George MacDonald was a writer, erstwhile minister, and lifelong theologian who lived in nineteenth century Scotland. Although he always considered himself primarily a poet, it was his popular novels such as Phantastes, Robert Falconer, At the Back of the North Wind, and The Princess and the Goblin that brought him fame and put him in literary circles with contemporaries such as Dickens, Tennyson, and Wilkie Collins. But his heart was at home, with his beloved wife Louisa and their twelve children.
Above all, MacDonald was a Christian whose simultaneously tender and passionate devotion to God as an infinitely good Father permeated everything he wrote.
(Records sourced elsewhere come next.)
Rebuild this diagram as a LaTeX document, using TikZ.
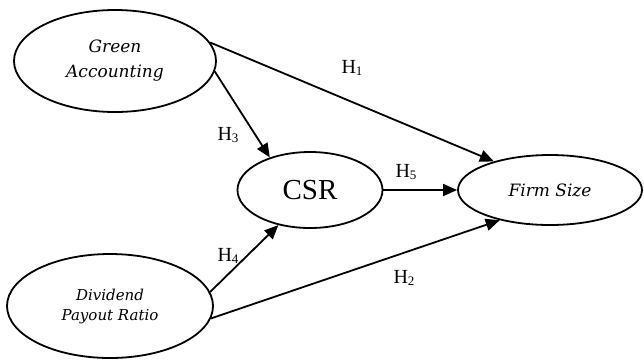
\documentclass[tikz,border=0pt]{standalone}
\usepackage{fontspec}
\setmainfont{Liberation Serif}
\newfontfamily\varfont{DejaVu Serif}
\usetikzlibrary{shapes.geometric,arrows.meta}
\newcommand{\hsub}[1]{H\raisebox{-1.5pt}{\fontsize{13}{13}\selectfont #1}}
\tikzset{
  var/.style={draw, ellipse, line width=1.8pt, inner sep=0pt, align=center, font=\varfont\itshape\fontsize{17}{25}\selectfont},
  link/.style={line width=1.8pt, -{Triangle[length=14pt,width=12pt]}},
  hlab/.style={font=\fontsize{20}{22}\selectfont, inner sep=0pt}
}
\begin{document}
\begin{tikzpicture}[x=1pt,y=-1pt]
\useasboundingbox (0,0) rectangle (644,360);
\node[var, minimum width=202pt, minimum height=102pt] (ga) at (115,61) {Green\\Accounting};
\node[var, minimum width=206pt, minimum height=104pt, font=\varfont\itshape\fontsize{15}{20}\selectfont] (dp) at (110,306) {Dividend\\Payout Ratio};
\node[var, minimum width=145pt, minimum height=76pt, font=\fontsize{29}{30}\selectfont] (csr) at (310,190) {CSR};
\node[var, minimum width=184pt, minimum height=70pt] (fs) at (550,190) {Firm Size};
\draw[link] (ga.11) -- (fs.153);
\draw[link] (ga.-6) -- (csr.141);
\draw[link] (dp.8) -- (csr.228);
\draw[link] (dp.-7) -- (fs.211);
\draw[link] (csr) -- (fs);
\node[hlab] (h1) at (352,68) {\hsub{1}};
\node[hlab] (h3) at (228,135) {\hsub{3}};
\node[hlab] (h5) at (406,172) {\hsub{5}};
\node[hlab] (h4) at (228,256) {\hsub{4}};
\node[hlab] (h2) at (404,278) {\hsub{2}};
\end{tikzpicture}
\end{document}
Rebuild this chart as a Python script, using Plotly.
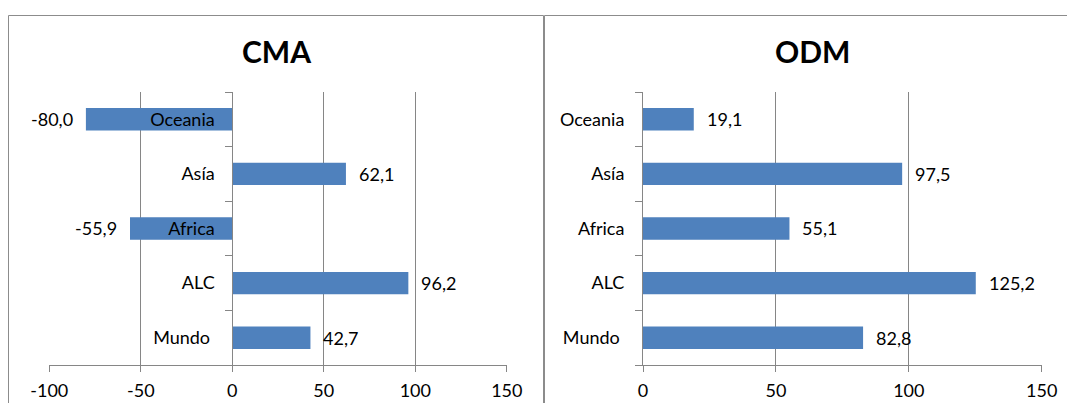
import plotly.graph_objects as go

# ---- data ----
categories = ["Mundo", "ALC", "Africa", "Asía", "Oceania"]
cat_labels = ["Mundo\u00a0", "ALC", "Africa", "Asía", "Oceania"]
cma_values = [42.7, 96.2, -55.9, 62.1, -80.0]
odm_values = [82.8, 125.2, 55.1, 97.5, 19.1]
titles = ["CMA", "ODM"]
cma_ticks = [-100, -50, 0, 50, 100, 150]
odm_ticks = [0, 50, 100, 150]

W, H = 1067, 403
BAR = "#4F81BD"
GRID = "#868686"
FONT = "Lato"
FS = 18

def px_x(p):
    return p / W

def px_y(p):
    return 1 - p / H

fmt = lambda v: f"{v:.1f}".replace(".", ",")

fig = go.Figure()
fig.add_trace(go.Bar(x=cma_values, y=categories, orientation="h", marker=dict(color=BAR, line=dict(width=0)),
                     width=0.41, xaxis="x", yaxis="y", hoverinfo="skip"))
fig.add_trace(go.Bar(x=odm_values, y=categories, orientation="h", marker=dict(color=BAR, line=dict(width=0)),
                     width=0.41, xaxis="x2", yaxis="y2", hoverinfo="skip"))

dom1 = [px_x(49.3), px_x(506.8)]
dom2 = [px_x(643.0), px_x(1041.7)]
ydom = [px_y(365), px_y(92)]
zero1 = dom1[0] + (0 - cma_ticks[0]) / (cma_ticks[-1] - cma_ticks[0]) * (dom1[1] - dom1[0])

tickfont = dict(family=FONT, size=FS, color="#000")

xcommon = dict(showgrid=True, gridcolor=GRID, gridwidth=1, zeroline=False, ticks="outside", ticklen=6,
               tickcolor=GRID, showline=True, linecolor=GRID, linewidth=1, tickfont=tickfont,
               ticklabelstandoff=3, automargin=False, fixedrange=True)
ycommon = dict(type="category", categoryorder="array", categoryarray=categories, range=[-0.5, 4.5],
               showgrid=False, zeroline=False, showline=True, linecolor=GRID, linewidth=1,
               ticks="outside", ticklen=7, tickcolor=GRID, tickson="boundaries",
               tickmode="array", tickvals=categories, ticktext=cat_labels, ticklabelstandoff=14,
               tickfont=tickfont, automargin=False, domain=ydom, fixedrange=True)

fig.update_layout(
    width=W, height=H, margin=dict(l=0, r=0, t=0, b=0),
    paper_bgcolor="white", plot_bgcolor="rgba(0,0,0,0)", showlegend=False,
    xaxis=dict(domain=dom1, range=[cma_ticks[0], cma_ticks[-1]], tickvals=cma_ticks,
               ticktext=[str(t) for t in cma_ticks], anchor="y", **xcommon),
    xaxis2=dict(domain=dom2, range=[odm_ticks[0], odm_ticks[-1]], tickvals=odm_ticks,
                ticktext=[str(t) for t in odm_ticks], anchor="y2", **xcommon),
    yaxis=dict(anchor="free", position=zero1, **ycommon),
    yaxis2=dict(anchor="x2", **ycommon),
)

annotations = []
for vals, xr, yr in [(cma_values, "x", "y"), (odm_values, "x2", "y2")]:
    for c, v in zip(categories, vals):
        annotations.append(dict(x=v, y=c, xref=xr, yref=yr, text=fmt(v), showarrow=False,
                                xanchor="left" if v >= 0 else "right", xshift=11 if v >= 0 else -11,
                                font=dict(family=FONT, size=FS, color="#000")))
for t, cx in zip(titles, [276.4, 812.0]):
    annotations.append(dict(x=px_x(cx), y=px_y(51), xref="paper", yref="paper", text=f"<b>{t}</b>",
                            showarrow=False, xanchor="center", yanchor="middle",
                            font=dict(family=FONT, size=30, color="#000")))
fig.update_layout(annotations=annotations)

border = "#8C8C8C"
fig.update_layout(shapes=[
    dict(type="rect", xref="paper", yref="paper", x0=px_x(8.5), x1=px_x(543.5), y0=px_y(420), y1=px_y(15.5),
         line=dict(color=border, width=1)),
    dict(type="rect", xref="paper", yref="paper", x0=px_x(544.5), x1=px_x(1090), y0=px_y(420), y1=px_y(15.5),
         line=dict(color=border, width=1)),
])

fig.write_html("out.html", config={"displayModeBar": False})
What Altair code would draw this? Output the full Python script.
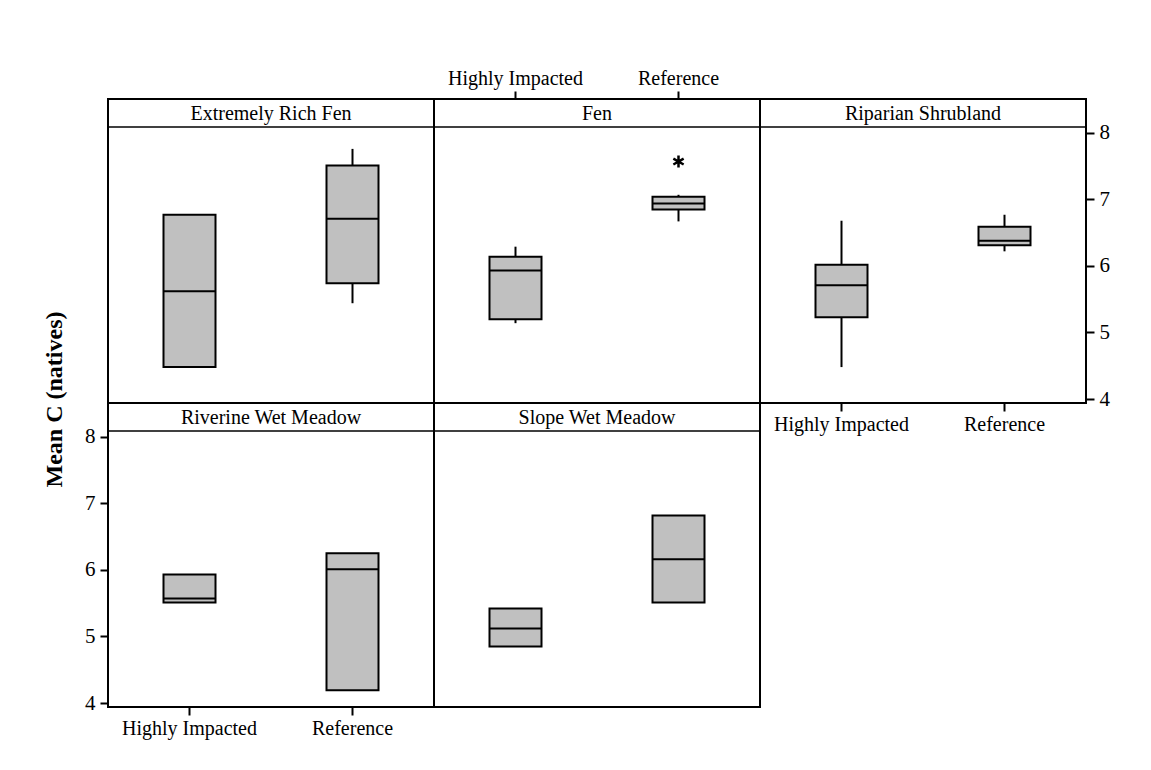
import altair as alt
import pandas as pd

FONT = "Liberation Serif"

panels = ["Extremely Rich Fen", "Fen", "Riparian Shrubland", "Riverine Wet Meadow", "Slope Wet Meadow"]
groups = ["Highly Impacted", "Reference"]

# per panel: [Highly Impacted, Reference]
whisker_low = [[4.48, 5.44], [5.14, 6.67], [4.48, 6.22], [5.51, 4.19], [4.85, 5.51]]
q1 = [[4.48, 5.74], [5.20, 6.85], [5.23, 6.31], [5.51, 4.19], [4.85, 5.51]]
median = [[5.62, 6.71], [5.93, 6.94], [5.71, 6.38], [5.57, 6.01], [5.12, 6.16]]
q3 = [[6.77, 7.51], [6.14, 7.04], [6.02, 6.59], [5.93, 6.25], [5.42, 6.82]]
whisker_high = [[6.77, 7.76], [6.29, 7.07], [6.68, 6.77], [5.93, 6.25], [5.42, 6.82]]

outlier_panel = ["Fen"]
outlier_group = ["Reference"]
outlier_value = [7.57]

y_ticks = [4, 5, 6, 7, 8]
y_title = "Mean C (natives)"

rows = []
for i, p in enumerate(panels):
    for j, g in enumerate(groups):
        rows.append(dict(panel=p, group=g, lo=whisker_low[i][j], q1=q1[i][j],
                         med=median[i][j], q3=q3[i][j], hi=whisker_high[i][j]))
box_df = pd.DataFrame(rows)
out_df = pd.DataFrame(dict(panel=outlier_panel, group=outlier_group, value=outlier_value))

W, H, STRIP = 326, 304, 28
YDOM = [3.94, 8.51]
ASTERISK = "M0,-1L0,1M-0.87,-0.5L0.87,0.5M-0.87,0.5L0.87,-0.5"


def panel(name, x_orient=None, y_orient=None, y_axis_title=False):
    if x_orient:
        xaxis = alt.Axis(orient=x_orient, title=None, domain=False, ticks=True, tickSize=8,
                         tickWidth=2, tickColor="black", labelFont=FONT, labelFontSize=20,
                         labelColor="black", labelPadding=3, labelAngle=0, grid=False)
    else:
        xaxis = None
    if y_orient:
        kw = dict(orient=y_orient, values=y_ticks, format="d", domain=False, ticks=True,
                  tickSize=8, tickWidth=2, tickColor="black", labelFont=FONT,
                  labelFontSize=21, labelColor="black", labelPadding=5, grid=False)
        if y_axis_title:
            kw.update(title=y_title, titleFont=FONT, titleFontSize=24, titleFontWeight="bold",
                      titleColor="black", titleX=-54, titleY=-4, titleAngle=270,
                      titleAlign="center", titleBaseline="middle")
        else:
            kw.update(title=None)
        yaxis = alt.Axis(**kw)
    else:
        yaxis = None

    xs = alt.Scale(domain=groups, paddingInner=0, paddingOuter=0)
    ys = alt.Scale(domain=YDOM, nice=False, zero=False)
    x = alt.X("group:N", scale=xs, axis=xaxis)

    base = alt.Chart(box_df).transform_filter(alt.datum.panel == name)
    lower = base.mark_rule(color="black", strokeWidth=2).encode(
        x=x, y=alt.Y("lo:Q", scale=ys, axis=yaxis), y2="q1:Q")
    upper = base.mark_rule(color="black", strokeWidth=2).encode(
        x=x, y=alt.Y("q3:Q", scale=ys), y2="hi:Q")
    box = base.mark_bar(size=52, fill="#C0C0C0", stroke="black", strokeWidth=2,
                        opacity=1).encode(
        x=x, y=alt.Y("q1:Q", scale=ys), y2="q3:Q")
    med = base.mark_tick(size=52, thickness=2, color="black", orient="horizontal",
                         opacity=1).encode(
        x=x, y=alt.Y("med:Q", scale=ys))
    layers = [lower, upper, box, med]
    if name in outlier_panel:
        outs = alt.Chart(out_df).transform_filter(alt.datum.panel == name).mark_point(
            shape=ASTERISK, filled=False, stroke="black", strokeWidth=2.5, size=140,
            opacity=1).encode(
            x=x, y=alt.Y("value:Q", scale=ys))
        layers.append(outs)
    strip_df = pd.DataFrame(dict(label=[name]))
    strip_line = alt.Chart(strip_df).mark_rule(color="black", strokeWidth=1.5).encode(
        x=alt.value(0), x2=alt.value(W), y=alt.value(STRIP))
    strip_text = alt.Chart(strip_df).mark_text(font=FONT, fontSize=20, color="black",
                                                baseline="middle", align="center").encode(
        x=alt.value(W / 2), y=alt.value(STRIP / 2 + 1), text="label:N")
    layers += [strip_line, strip_text]
    return alt.layer(*layers).properties(width=W, height=H)


p1 = panel(panels[0])
p2 = panel(panels[1], x_orient="top")
p3 = panel(panels[2], x_orient="bottom", y_orient="right")
p4 = panel(panels[3], x_orient="bottom", y_orient="left", y_axis_title=True)
p5 = panel(panels[4])

chart = alt.concat(p1, p2, p3, p4, p5, columns=3, spacing=0, bounds="flush").properties(
    padding={"left": 32, "top": 59, "right": 5, "bottom": 5},
    background="white",
).configure_view(stroke="black", strokeWidth=2)

chart.save("out.html", embed_options={"renderer": "svg", "actions": False})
His Diary of an Old Soul is no exception, though it serves as a window into his heart at a time in which those convictions were being shaken by circumstances unlike he had ever endured before.
MacDonald in 1880, the year The Diary of an Old Soul was published |
The genius of this work was that it was published as a two-way diary: his daily poems were printed on the right page and the opposite page was left blank. As he explains in the book's dedication (paraphrased as I deemed appropriate at the top of every page on this site):
Sweet friends, receive my offering. You will find
Against each worded page a white page set:--
This is the mirror of each friendly mind
Reflecting that. In this book we are met.
Make it, dear hearts, of worth to you indeed:--
Let your white page be ground, my print be seed,
Growing to golden ears, that faith and hope shall feed.